Information provided –
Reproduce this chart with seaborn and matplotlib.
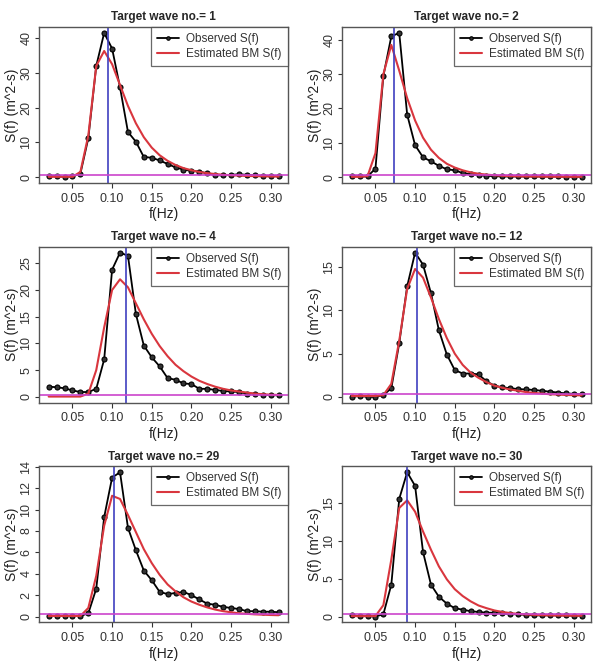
import matplotlib
matplotlib.use("Agg")
import matplotlib.pyplot as plt
import numpy as np
import pandas as pd
import seaborn as sns

# frequencies (Hz)
freq = [round(0.02 + 0.01 * i, 2) for i in range(30)]

wave_ids = [1, 2, 4, 12, 29, 30]

obs_1 = [0.3, 0.3, 0.1, 0.3, 1.0, 11.2, 32.0, 41.5, 37.0, 25.8, 13.0, 10.2, 5.8, 5.6, 4.8,
         3.8, 2.8, 2.2, 1.8, 1.6, 1.1, 0.6, 0.5, 0.7, 0.8, 0.7, 0.5, 0.4, 0.3, 0.3]
est_1 = [0.1, 0.1, 0.1, 0.1, 1.5, 12.0, 32.0, 36.3, 32.5, 26.5, 20.5, 15.5, 11.5, 8.5, 6.3,
         4.7, 3.5, 2.6, 2.0, 1.5, 1.15, 0.9, 0.7, 0.55, 0.45, 0.35, 0.3, 0.25, 0.2, 0.17]

obs_2 = [0.4, 0.2, 0.2, 2.5, 29.5, 41.0, 42.0, 18.2, 9.3, 5.8, 4.6, 3.3, 2.3, 2.0, 1.2,
         0.8, 0.6, 0.4, 0.3, 0.2, 0.2, 0.2, 0.2, 0.2, 0.2, 0.2, 0.2, 0.1, 0.1, 0.1]
est_2 = [0.1, 0.1, 0.3, 7.0, 30.0, 38.5, 31.0, 23.0, 16.5, 11.5, 8.0, 5.6, 3.9, 2.8, 2.0,
         1.4, 1.0, 0.75, 0.55, 0.4, 0.3, 0.25, 0.2, 0.18, 0.15, 0.13, 0.12, 0.11, 0.1, 0.1]

obs_4 = [1.9, 1.8, 1.6, 1.2, 0.9, 0.9, 1.5, 7.0, 23.8, 27.0, 26.4, 15.5, 9.6, 7.4, 5.7,
         3.5, 3.2, 2.5, 2.4, 1.5, 1.5, 1.3, 1.1, 1.0, 0.9, 0.6, 0.6, 0.4, 0.3, 0.3]
est_4 = [0.05, 0.05, 0.05, 0.05, 0.05, 0.6, 5.0, 13.0, 20.0, 22.0, 20.5, 17.5, 14.5, 11.8, 9.5,
         7.6, 6.0, 4.8, 3.8, 3.0, 2.4, 1.9, 1.5, 1.2, 1.0, 0.8, 0.6, 0.5, 0.4, 0.35]

obs_12 = [0.0, 0.1, 0.0, 0.0, 0.2, 1.0, 6.2, 12.8, 16.7, 15.3, 12.0, 7.7, 4.9, 3.1, 2.7,
          2.7, 2.6, 1.8, 1.3, 1.1, 1.0, 0.9, 0.85, 0.8, 0.7, 0.6, 0.5, 0.4, 0.35, 0.3]
est_12 = [0.1, 0.1, 0.1, 0.1, 0.2, 1.5, 6.5, 12.5, 14.8, 13.8, 11.5, 9.0, 6.8, 5.0, 3.7,
          2.8, 2.2, 1.7, 1.3, 1.05, 0.85, 0.7, 0.55, 0.45, 0.38, 0.3, 0.26, 0.22, 0.19, 0.17]

obs_29 = [0.05, 0.05, 0.05, 0.05, 0.05, 0.3, 2.6, 9.3, 13.0, 13.5, 8.3, 6.2, 4.3, 3.4, 2.3,
          2.1, 2.2, 2.3, 2.0, 1.6, 1.2, 1.1, 0.9, 0.8, 0.7, 0.5, 0.5, 0.45, 0.45, 0.4]
est_29 = [0.05, 0.05, 0.05, 0.05, 0.05, 0.8, 3.8, 8.5, 11.3, 11.0, 9.5, 7.9, 6.3, 5.0, 3.9,
          3.0, 2.35, 1.8, 1.4, 1.1, 0.85, 0.65, 0.5, 0.4, 0.3, 0.25, 0.2, 0.17, 0.14, 0.12]

obs_30 = [0.15, 0.05, 0.05, 0.0, 0.3, 4.2, 15.5, 19.0, 17.2, 8.5, 4.2, 2.6, 1.7, 1.1, 0.9,
          0.7, 0.6, 0.5, 0.5, 0.4, 0.3, 0.3, 0.2, 0.15, 0.15, 0.15, 0.15, 0.15, 0.1, 0.1]
est_30 = [0.05, 0.05, 0.05, 0.05, 1.5, 7.5, 14.3, 15.3, 13.8, 11.2, 8.8, 6.6, 4.9, 3.6, 2.7,
          2.0, 1.45, 1.1, 0.8, 0.6, 0.45, 0.35, 0.27, 0.22, 0.18, 0.15, 0.13, 0.12, 0.1, 0.1]

observed = [obs_1, obs_2, obs_4, obs_12, obs_29, obs_30]
estimated = [est_1, est_2, est_4, est_12, est_29, est_30]
peak_freq = [0.095, 0.074, 0.117, 0.103, 0.103, 0.090]
base_level = [0.5, 0.5, 0.3, 0.3, 0.2, 0.3]
y_ticks = [[0, 10, 20, 30, 40], [0, 10, 20, 30, 40], [0, 5, 10, 15, 20, 25],
           [0, 5, 10, 15], [0, 2, 4, 6, 8, 10, 12, 14], [0, 5, 10, 15]]

sns.set_style("ticks")
plt.rcParams['font.family'] = ['Liberation Sans', 'DejaVu Sans']

fig, axes = plt.subplots(3, 2, figsize=(5.98, 6.62), dpi=100)
fig.subplots_adjust(left=0.066, right=0.988, top=0.959, bottom=0.060, wspace=0.22, hspace=0.41)

for k, ax in enumerate(axes.flat):
    df = pd.DataFrame({"f": freq, "obs": observed[k], "est": estimated[k]})
    sns.lineplot(data=df, x="f", y="obs", ax=ax, color="black", lw=1.3, marker="o",
                 markersize=3.6, markerfacecolor="#333333", markeredgecolor="black",
                 markeredgewidth=0.8, label="Observed S(f)")
    sns.lineplot(data=df, x="f", y="est", ax=ax, color="#d9363e", lw=1.5,
                 label="Estimated BM S(f)")
    ax.axvline(peak_freq[k], color="#4040c0", lw=1.2)
    ax.axhline(base_level[k], color="#cc44cc", lw=1.2)

    ymax = max(max(observed[k]), max(estimated[k]))
    ax.set_xlim(0.02 - 0.0116, 0.31 + 0.0116)
    ax.set_ylim(-0.04 * ymax, ymax * 1.04)
    ax.set_xticks([0.05, 0.10, 0.15, 0.20, 0.25, 0.30])
    ax.set_xticklabels(["0.05", "0.10", "0.15", "0.20", "0.25", "0.30"])
    ax.set_yticks(y_ticks[k])
    ax.set_yticklabels([str(t) for t in y_ticks[k]], rotation=90, va="center")
    ax.tick_params(labelsize=9, length=3.5, width=0.8, colors="#333333", labelcolor="#333333")
    ax.tick_params(axis="y", pad=2, length=3)
    for s in ax.spines.values():
        s.set_visible(True)
        s.set_color("#555555")
        s.set_linewidth(1.0)
    ax.set_xlabel("f(Hz)", fontsize=10, color="#222222", labelpad=2)
    ax.set_ylabel("S(f) (m^2-s)", fontsize=10, color="#222222", labelpad=1)
    ax.set_title(f"Target wave no.= {wave_ids[k]}", fontsize=8.5, fontweight="bold", pad=5)
    leg = ax.legend(loc="upper right", borderaxespad=0, fancybox=False, fontsize=8.5,
                    handlelength=1.9, handletextpad=0.6, frameon=True, borderpad=0.5,
                    labelspacing=0.25, markerscale=0.7)
    leg.get_frame().set_edgecolor("#444444")
    leg.get_frame().set_linewidth(0.9)
    for t in leg.get_texts():
        t.set_color("#333333")

fig.savefig("out.png", dpi=100)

Exercise description –
Using the listing above, locate the lines that hold "matplotlib" and copy each one.

Task result –
Reproduce this chart with seaborn and matplotlib.
import matplotlib
matplotlib.use("Agg")
import matplotlib.pyplot as plt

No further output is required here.